PROBLEM STATEMENT:
Set down each line of the data below exactly as it stands, dropping the pictures.

SUPPLIED DATA:
--- begin ---

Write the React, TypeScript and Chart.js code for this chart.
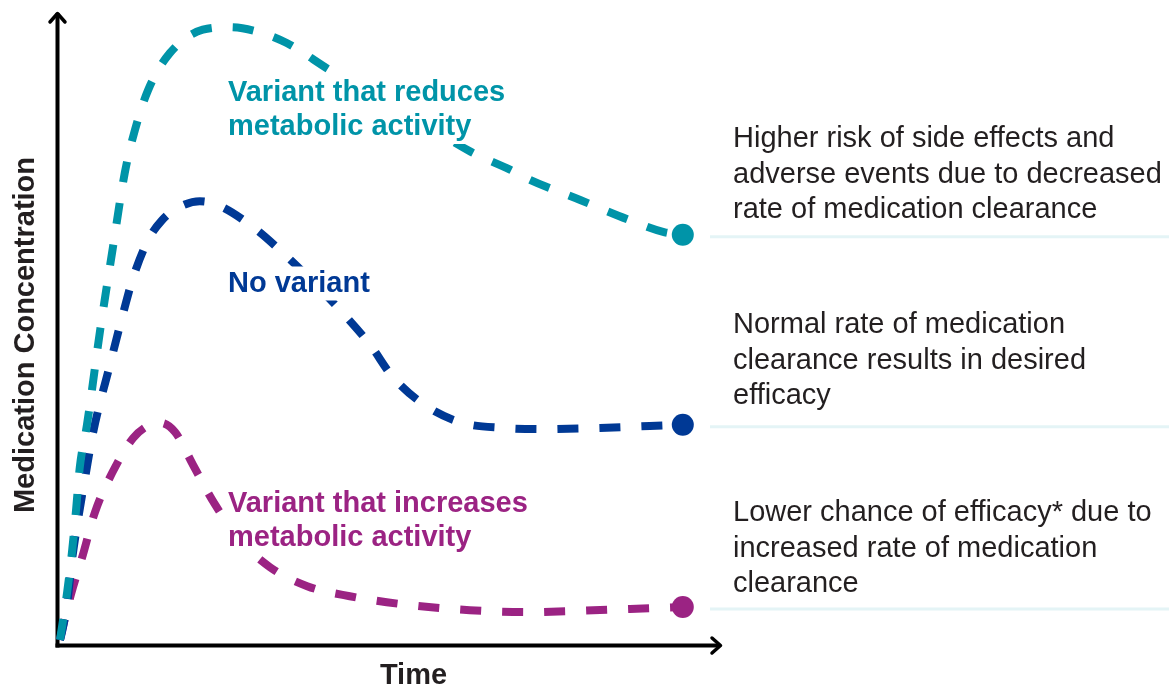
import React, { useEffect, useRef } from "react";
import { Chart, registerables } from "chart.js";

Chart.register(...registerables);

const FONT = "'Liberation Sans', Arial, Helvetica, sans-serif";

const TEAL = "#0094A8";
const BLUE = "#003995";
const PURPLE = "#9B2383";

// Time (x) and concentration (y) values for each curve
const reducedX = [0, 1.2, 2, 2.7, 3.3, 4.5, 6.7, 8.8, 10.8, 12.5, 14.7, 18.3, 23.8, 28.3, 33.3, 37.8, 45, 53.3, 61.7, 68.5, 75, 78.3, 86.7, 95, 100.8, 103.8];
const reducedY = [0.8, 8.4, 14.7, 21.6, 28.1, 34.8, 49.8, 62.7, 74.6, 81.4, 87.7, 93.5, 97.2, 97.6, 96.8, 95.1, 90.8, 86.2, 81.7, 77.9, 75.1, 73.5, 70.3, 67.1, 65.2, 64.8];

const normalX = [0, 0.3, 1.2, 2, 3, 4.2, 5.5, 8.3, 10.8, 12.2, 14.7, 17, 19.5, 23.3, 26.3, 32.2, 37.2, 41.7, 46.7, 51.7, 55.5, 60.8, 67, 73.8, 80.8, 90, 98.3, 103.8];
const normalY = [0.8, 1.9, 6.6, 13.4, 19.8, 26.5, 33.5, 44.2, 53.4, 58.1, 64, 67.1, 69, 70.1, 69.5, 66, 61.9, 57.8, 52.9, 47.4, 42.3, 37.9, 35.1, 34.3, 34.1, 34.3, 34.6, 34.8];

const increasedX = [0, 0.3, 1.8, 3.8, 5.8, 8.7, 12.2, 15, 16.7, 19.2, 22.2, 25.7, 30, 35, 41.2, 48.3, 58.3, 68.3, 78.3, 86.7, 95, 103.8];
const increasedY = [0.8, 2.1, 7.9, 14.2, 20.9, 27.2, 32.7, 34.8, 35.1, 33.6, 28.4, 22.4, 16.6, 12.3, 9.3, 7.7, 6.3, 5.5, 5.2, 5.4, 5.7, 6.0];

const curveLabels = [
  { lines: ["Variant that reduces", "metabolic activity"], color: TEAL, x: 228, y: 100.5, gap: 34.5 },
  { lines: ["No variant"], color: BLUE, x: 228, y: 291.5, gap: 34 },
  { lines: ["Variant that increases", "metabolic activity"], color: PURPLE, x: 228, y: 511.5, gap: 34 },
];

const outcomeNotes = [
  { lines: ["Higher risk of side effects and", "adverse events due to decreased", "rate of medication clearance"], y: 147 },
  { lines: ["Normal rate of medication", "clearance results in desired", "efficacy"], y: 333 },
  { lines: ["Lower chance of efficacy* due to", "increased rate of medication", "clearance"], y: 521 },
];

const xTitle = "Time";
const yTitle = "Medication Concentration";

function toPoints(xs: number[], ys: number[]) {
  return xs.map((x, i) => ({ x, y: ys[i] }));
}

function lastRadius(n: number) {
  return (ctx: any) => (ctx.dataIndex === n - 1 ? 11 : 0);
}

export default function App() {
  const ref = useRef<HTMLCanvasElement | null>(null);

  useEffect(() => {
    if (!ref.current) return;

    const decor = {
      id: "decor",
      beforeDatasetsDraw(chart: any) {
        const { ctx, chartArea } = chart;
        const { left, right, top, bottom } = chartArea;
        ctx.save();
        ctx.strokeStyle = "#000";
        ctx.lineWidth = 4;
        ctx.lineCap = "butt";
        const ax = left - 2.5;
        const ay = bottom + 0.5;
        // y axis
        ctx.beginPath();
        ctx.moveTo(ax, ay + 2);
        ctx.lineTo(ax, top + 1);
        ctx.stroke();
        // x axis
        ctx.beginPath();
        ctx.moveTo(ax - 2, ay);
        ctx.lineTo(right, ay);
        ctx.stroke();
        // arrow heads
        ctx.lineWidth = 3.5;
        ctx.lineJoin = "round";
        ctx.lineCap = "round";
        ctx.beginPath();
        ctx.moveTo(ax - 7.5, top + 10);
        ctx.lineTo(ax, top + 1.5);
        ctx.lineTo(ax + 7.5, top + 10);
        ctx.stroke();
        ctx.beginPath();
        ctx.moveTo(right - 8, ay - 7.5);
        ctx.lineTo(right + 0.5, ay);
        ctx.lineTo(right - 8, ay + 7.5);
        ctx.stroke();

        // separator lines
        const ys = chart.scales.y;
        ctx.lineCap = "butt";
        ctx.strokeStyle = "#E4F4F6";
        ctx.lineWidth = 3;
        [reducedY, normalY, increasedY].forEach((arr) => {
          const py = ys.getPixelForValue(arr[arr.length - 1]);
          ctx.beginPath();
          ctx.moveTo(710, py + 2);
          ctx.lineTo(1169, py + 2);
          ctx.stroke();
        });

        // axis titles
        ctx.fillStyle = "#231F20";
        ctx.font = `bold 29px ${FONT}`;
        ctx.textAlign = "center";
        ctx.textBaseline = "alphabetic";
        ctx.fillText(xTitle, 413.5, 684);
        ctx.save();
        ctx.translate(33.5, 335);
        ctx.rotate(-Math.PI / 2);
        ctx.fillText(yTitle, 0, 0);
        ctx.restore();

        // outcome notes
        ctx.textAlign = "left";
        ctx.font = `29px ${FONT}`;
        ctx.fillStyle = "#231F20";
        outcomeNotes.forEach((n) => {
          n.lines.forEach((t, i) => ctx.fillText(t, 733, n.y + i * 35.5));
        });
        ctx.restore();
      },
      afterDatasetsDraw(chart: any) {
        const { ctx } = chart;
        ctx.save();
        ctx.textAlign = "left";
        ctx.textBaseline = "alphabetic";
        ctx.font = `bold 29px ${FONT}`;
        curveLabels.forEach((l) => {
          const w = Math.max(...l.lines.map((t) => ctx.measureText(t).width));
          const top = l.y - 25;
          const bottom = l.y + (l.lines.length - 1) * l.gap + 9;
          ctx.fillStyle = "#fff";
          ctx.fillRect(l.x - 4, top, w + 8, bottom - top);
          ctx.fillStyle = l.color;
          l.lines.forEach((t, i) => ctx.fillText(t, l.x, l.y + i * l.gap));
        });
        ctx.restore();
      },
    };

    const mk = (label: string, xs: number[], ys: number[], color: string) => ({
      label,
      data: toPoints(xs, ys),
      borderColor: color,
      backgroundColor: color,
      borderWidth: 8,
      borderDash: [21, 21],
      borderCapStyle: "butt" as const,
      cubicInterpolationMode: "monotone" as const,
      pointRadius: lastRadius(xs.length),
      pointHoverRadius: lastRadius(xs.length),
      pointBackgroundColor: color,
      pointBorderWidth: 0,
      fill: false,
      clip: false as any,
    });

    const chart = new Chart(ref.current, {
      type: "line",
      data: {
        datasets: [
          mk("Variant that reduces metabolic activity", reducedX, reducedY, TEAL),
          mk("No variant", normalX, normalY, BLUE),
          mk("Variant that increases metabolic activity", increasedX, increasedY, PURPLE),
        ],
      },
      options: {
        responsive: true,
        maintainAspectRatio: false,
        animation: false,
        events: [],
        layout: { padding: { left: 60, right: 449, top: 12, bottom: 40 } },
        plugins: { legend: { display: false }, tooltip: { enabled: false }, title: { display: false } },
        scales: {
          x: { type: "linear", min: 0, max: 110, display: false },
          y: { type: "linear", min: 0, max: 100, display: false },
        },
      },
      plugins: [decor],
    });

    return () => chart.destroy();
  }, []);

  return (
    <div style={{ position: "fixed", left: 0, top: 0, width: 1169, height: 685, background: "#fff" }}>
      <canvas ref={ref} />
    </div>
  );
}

--- end ---

TASK OUTPUT:
Write the React, TypeScript and Chart.js code for this chart.
import React, { useEffect, useRef } from "react";
import { Chart, registerables } from "chart.js";

Chart.register(...registerables);

const FONT = "'Liberation Sans', Arial, Helvetica, sans-serif";

const TEAL = "#0094A8";
const BLUE = "#003995";
const PURPLE = "#9B2383";

// Time (x) and concentration (y) values for each curve
const reducedX = [0, 1.2, 2, 2.7, 3.3, 4.5, 6.7, 8.8, 10.8, 12.5, 14.7, 18.3, 23.8, 28.3, 33.3, 37.8, 45, 53.3, 61.7, 68.5, 75, 78.3, 86.7, 95, 100.8, 103.8];
const reducedY = [0.8, 8.4, 14.7, 21.6, 28.1, 34.8, 49.8, 62.7, 74.6, 81.4, 87.7, 93.5, 97.2, 97.6, 96.8, 95.1, 90.8, 86.2, 81.7, 77.9, 75.1, 73.5, 70.3, 67.1, 65.2, 64.8];

const normalX = [0, 0.3, 1.2, 2, 3, 4.2, 5.5, 8.3, 10.8, 12.2, 14.7, 17, 19.5, 23.3, 26.3, 32.2, 37.2, 41.7, 46.7, 51.7, 55.5, 60.8, 67, 73.8, 80.8, 90, 98.3, 103.8];
const normalY = [0.8, 1.9, 6.6, 13.4, 19.8, 26.5, 33.5, 44.2, 53.4, 58.1, 64, 67.1, 69, 70.1, 69.5, 66, 61.9, 57.8, 52.9, 47.4, 42.3, 37.9, 35.1, 34.3, 34.1, 34.3, 34.6, 34.8];

const increasedX = [0, 0.3, 1.8, 3.8, 5.8, 8.7, 12.2, 15, 16.7, 19.2, 22.2, 25.7, 30, 35, 41.2, 48.3, 58.3, 68.3, 78.3, 86.7, 95, 103.8];
const increasedY = [0.8, 2.1, 7.9, 14.2, 20.9, 27.2, 32.7, 34.8, 35.1, 33.6, 28.4, 22.4, 16.6, 12.3, 9.3, 7.7, 6.3, 5.5, 5.2, 5.4, 5.7, 6.0];

const curveLabels = [
  { lines: ["Variant that reduces", "metabolic activity"], color: TEAL, x: 228, y: 100.5, gap: 34.5 },
  { lines: ["No variant"], color: BLUE, x: 228, y: 291.5, gap: 34 },
  { lines: ["Variant that increases", "metabolic activity"], color: PURPLE, x: 228, y: 511.5, gap: 34 },
];

const outcomeNotes = [
  { lines: ["Higher risk of side effects and", "adverse events due to decreased", "rate of medication clearance"], y: 147 },
  { lines: ["Normal rate of medication", "clearance results in desired", "efficacy"], y: 333 },
  { lines: ["Lower chance of efficacy* due to", "increased rate of medication", "clearance"], y: 521 },
];

const xTitle = "Time";
const yTitle = "Medication Concentration";

function toPoints(xs: number[], ys: number[]) {
  return xs.map((x, i) => ({ x, y: ys[i] }));
}

function lastRadius(n: number) {
  return (ctx: any) => (ctx.dataIndex === n - 1 ? 11 : 0);
}

export default function App() {
  const ref = useRef<HTMLCanvasElement | null>(null);

  useEffect(() => {
    if (!ref.current) return;

    const decor = {
      id: "decor",
      beforeDatasetsDraw(chart: any) {
        const { ctx, chartArea } = chart;
        const { left, right, top, bottom } = chartArea;
        ctx.save();
        ctx.strokeStyle = "#000";
        ctx.lineWidth = 4;
        ctx.lineCap = "butt";
        const ax = left - 2.5;
        const ay = bottom + 0.5;
        // y axis
        ctx.beginPath();
        ctx.moveTo(ax, ay + 2);
        ctx.lineTo(ax, top + 1);
        ctx.stroke();
        // x axis
        ctx.beginPath();
        ctx.moveTo(ax - 2, ay);
        ctx.lineTo(right, ay);
        ctx.stroke();
        // arrow heads
        ctx.lineWidth = 3.5;
        ctx.lineJoin = "round";
        ctx.lineCap = "round";
        ctx.beginPath();
        ctx.moveTo(ax - 7.5, top + 10);
        ctx.lineTo(ax, top + 1.5);
        ctx.lineTo(ax + 7.5, top + 10);
        ctx.stroke();
        ctx.beginPath();
        ctx.moveTo(right - 8, ay - 7.5);
        ctx.lineTo(right + 0.5, ay);
        ctx.lineTo(right - 8, ay + 7.5);
        ctx.stroke();

        // separator lines
        const ys = chart.scales.y;
        ctx.lineCap = "butt";
        ctx.strokeStyle = "#E4F4F6";
        ctx.lineWidth = 3;
        [reducedY, normalY, increasedY].forEach((arr) => {
          const py = ys.getPixelForValue(arr[arr.length - 1]);
          ctx.beginPath();
          ctx.moveTo(710, py + 2);
          ctx.lineTo(1169, py + 2);
          ctx.stroke();
        });

        // axis titles
        ctx.fillStyle = "#231F20";
        ctx.font = `bold 29px ${FONT}`;
        ctx.textAlign = "center";
        ctx.textBaseline = "alphabetic";
        ctx.fillText(xTitle, 413.5, 684);
        ctx.save();
        ctx.translate(33.5, 335);
        ctx.rotate(-Math.PI / 2);
        ctx.fillText(yTitle, 0, 0);
        ctx.restore();

        // outcome notes
        ctx.textAlign = "left";
        ctx.font = `29px ${FONT}`;
        ctx.fillStyle = "#231F20";
        outcomeNotes.forEach((n) => {
          n.lines.forEach((t, i) => ctx.fillText(t, 733, n.y + i * 35.5));
        });
        ctx.restore();
      },
      afterDatasetsDraw(chart: any) {
        const { ctx } = chart;
        ctx.save();
        ctx.textAlign = "left";
        ctx.textBaseline = "alphabetic";
        ctx.font = `bold 29px ${FONT}`;
        curveLabels.forEach((l) => {
          const w = Math.max(...l.lines.map((t) => ctx.measureText(t).width));
          const top = l.y - 25;
          const bottom = l.y + (l.lines.length - 1) * l.gap + 9;
          ctx.fillStyle = "#fff";
          ctx.fillRect(l.x - 4, top, w + 8, bottom - top);
          ctx.fillStyle = l.color;
          l.lines.forEach((t, i) => ctx.fillText(t, l.x, l.y + i * l.gap));
        });
        ctx.restore();
      },
    };

    const mk = (label: string, xs: number[], ys: number[], color: string) => ({
      label,
      data: toPoints(xs, ys),
      borderColor: color,
      backgroundColor: color,
      borderWidth: 8,
      borderDash: [21, 21],
      borderCapStyle: "butt" as const,
      cubicInterpolationMode: "monotone" as const,
      pointRadius: lastRadius(xs.length),
      pointHoverRadius: lastRadius(xs.length),
      pointBackgroundColor: color,
      pointBorderWidth: 0,
      fill: false,
      clip: false as any,
    });

    const chart = new Chart(ref.current, {
      type: "line",
      data: {
        datasets: [
          mk("Variant that reduces metabolic activity", reducedX, reducedY, TEAL),
          mk("No variant", normalX, normalY, BLUE),
          mk("Variant that increases metabolic activity", increasedX, increasedY, PURPLE),
        ],
      },
      options: {
        responsive: true,
        maintainAspectRatio: false,
        animation: false,
        events: [],
        layout: { padding: { left: 60, right: 449, top: 12, bottom: 40 } },
        plugins: { legend: { display: false }, tooltip: { enabled: false }, title: { display: false } },
        scales: {
          x: { type: "linear", min: 0, max: 110, display: false },
          y: { type: "linear", min: 0, max: 100, display: false },
        },
      },
      plugins: [decor],
    });

    return () => chart.destroy();
  }, []);

  return (
    <div style={{ position: "fixed", left: 0, top: 0, width: 1169, height: 685, background: "#fff" }}>
      <canvas ref={ref} />
    </div>
  );
}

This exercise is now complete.